In some non-limiting embodiments or aspects, determining the orthogonal space between the first normalized class mean vector and the second normalized class mean vector includes finding a portion of the second normalized class mean vector that is orthogonal to the first normalized class mean vector; and defining a projection function to provide the orthogonal space based on the first normalized class mean vector and the portion of the second normalized class mean vector that is orthogonal to the first normalized class mean vector.


In some non-limiting embodiments or aspects, finding the portion of the second normalized class mean vector that is orthogonal to the first normalized class mean vector includes determining an inner product of the first normalized class mean vector and the second normalized class mean vector; multiplying the inner product by the first normalized class mean vector to provide a first vector product; and subtracting the first vector product from the second normalized class mean vector to provide the portion of the second normalized class mean vector that is orthogonal to the first normalized class mean vector.

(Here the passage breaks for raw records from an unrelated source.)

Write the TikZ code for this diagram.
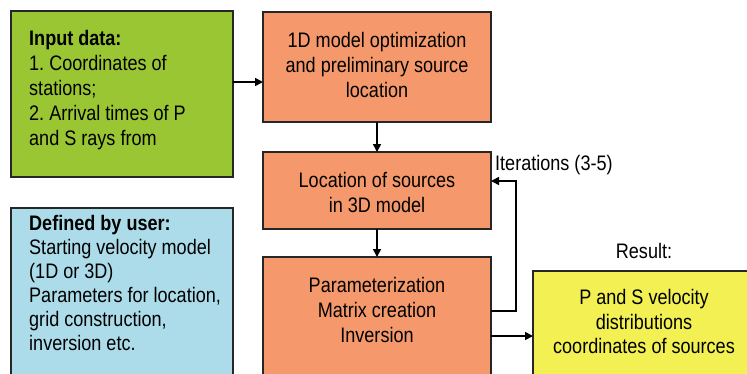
\documentclass[tikz,border=0pt]{standalone}
\usepackage{fontspec}
\setmainfont{Liberation Sans}[FakeStretch=0.86]
\usetikzlibrary{arrows.meta}
\frenchspacing
\definecolor{cgreen}{RGB}{155,198,52}
\definecolor{cblue}{RGB}{172,220,233}
\definecolor{corange}{RGB}{245,153,108}
\definecolor{cyellow}{RGB}{242,240,82}
\begin{document}
\begin{tikzpicture}[x=1pt,y=-1pt,
  box/.style={draw=black!85, line width=1.6pt, rectangle, inner sep=0pt, outer sep=0pt, anchor=north west},
  txt/.style={inner sep=0pt, font=\fontsize{21}{24.8}\selectfont},
  conn/.style={line width=1.6pt, line join=miter, -{Triangle[length=8pt,width=8pt]}}]
\useasboundingbox (0,0) rectangle (747,373);
\clip (0,0) rectangle (747,373);
% boxes
\node[box, fill=cgreen, minimum width=222pt, minimum height=166pt] (inp) at (11,11) {};
\node[box, fill=cblue, minimum width=222pt, minimum height=180pt] (usr) at (11,208) {};
\node[box, fill=corange, minimum width=228pt, minimum height=110pt] (o1) at (263,12) {};
\node[box, fill=corange, minimum width=228pt, minimum height=77pt] (o2) at (263,152) {};
\node[box, fill=corange, minimum width=228pt, minimum height=140pt] (o3) at (263,257) {};
\node[box, fill=cyellow, minimum width=222pt, minimum height=130pt] (yl) at (533,271) {};
% texts
\node[txt, anchor=north west, align=left] (tinp) at (29,30.5)
  {\textbf{Input data:}\\1. Coordinates of\\stations;\\2. Arrival times of P\\and S rays from};
\node[txt, anchor=north west, align=left, font=\fontsize{21}{24}\selectfont] (tusr) at (29,215)
  {\textbf{Defined by user:}\\Starting velocity model\\(1D or 3D)\\Parameters for location,\\grid construction,\\inversion etc.};
\node[txt, anchor=north, align=center, font=\fontsize{21}{25}\selectfont] (to1) at (377,32)
  {1D model optimization\\and preliminary source\\location};
\node[txt, anchor=north, align=center, font=\fontsize{21}{25}\selectfont] (to2) at (377,172)
  {Location of sources\\in 3D model};
\node[txt, anchor=north, align=center, font=\fontsize{21}{25}\selectfont] (to3) at (377,277)
  {Parameterization\\Matrix creation\\Inversion};
\node[txt, anchor=north, align=center, font=\fontsize{21}{24.5}\selectfont] (tyl) at (644,289.5)
  {P and S velocity\\distributions\\coordinates of sources};
\node[txt, anchor=base] (res) at (644,258) {Result:};
\node[txt, anchor=base west] (iter) at (495,170) {Iterations (3-5)};
% connectors
\coordinate (a1) at (0,82);
\coordinate (fb1) at (516,311);
\coordinate (fb2) at (0,181);
\coordinate (a2) at (0,336);
\draw[conn] (inp.east |- a1) -- (o1.west |- a1);
\draw[conn] (o1.south) -- (o2.north);
\draw[conn] (o2.south) -- (o3.north);
\draw[conn] (o3.east |- fb1) -- (fb1) |- (o2.east |- fb2);
\draw[conn] (o3.east |- a2) -- (yl.west |- a2);
\end{tikzpicture}
\end{document}
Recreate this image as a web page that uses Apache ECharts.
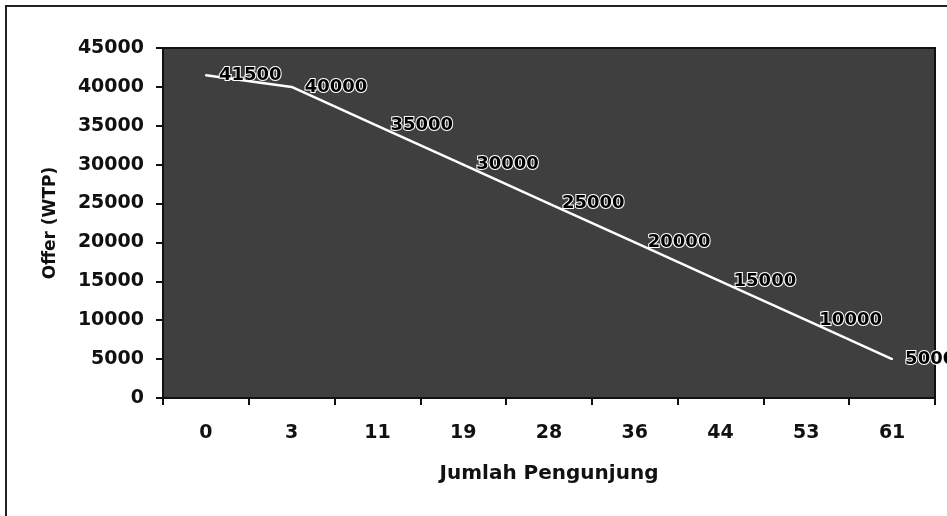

In some non-limiting embodiments, rotating each data point into the orthogonal space includes rotating each data point based on the projection function to provide rotated data points.


In some non-limiting embodiments or aspects, the dataset includes a plurality of subsets of data points having a plurality of classifications, wherein each subset of data points has a respective classification, and wherein the plurality of subsets of data points includes the first plurality of data points having the first classification and the second plurality of data points having the second classification, the method may further include determining an amount of orthogonality between each subset of data points having a classification; and determining that the first plurality of data points having the first classification and the second plurality of data points having the second classification have a highest amount of orthogonality of the plurality of subsets of data points having the plurality of classifications; and wherein performing the class rectification operation comprises: performing the class rectification operation on the first plurality of data points having the first classification and the second plurality of data points having the second classification based on determining that the first plurality of data points having the first classification and the second plurality of data points having the second classification have the highest amount of orthogonality.


In some non-limiting embodiments or aspects, the method may further include determining that a third plurality of data points having a third classification and a fourth plurality of data points having a fourth classification have a second highest amount of orthogonality of the plurality of subsets of data points having the plurality of classifications; and performing the class rectification operation on the third plurality of data points having the third classification and the fourth plurality of data points having the fourth classification based on determining that the third plurality of data points having the third classification and the fourth plurality of data points having the fourth classification have the second highest amount of orthogonality.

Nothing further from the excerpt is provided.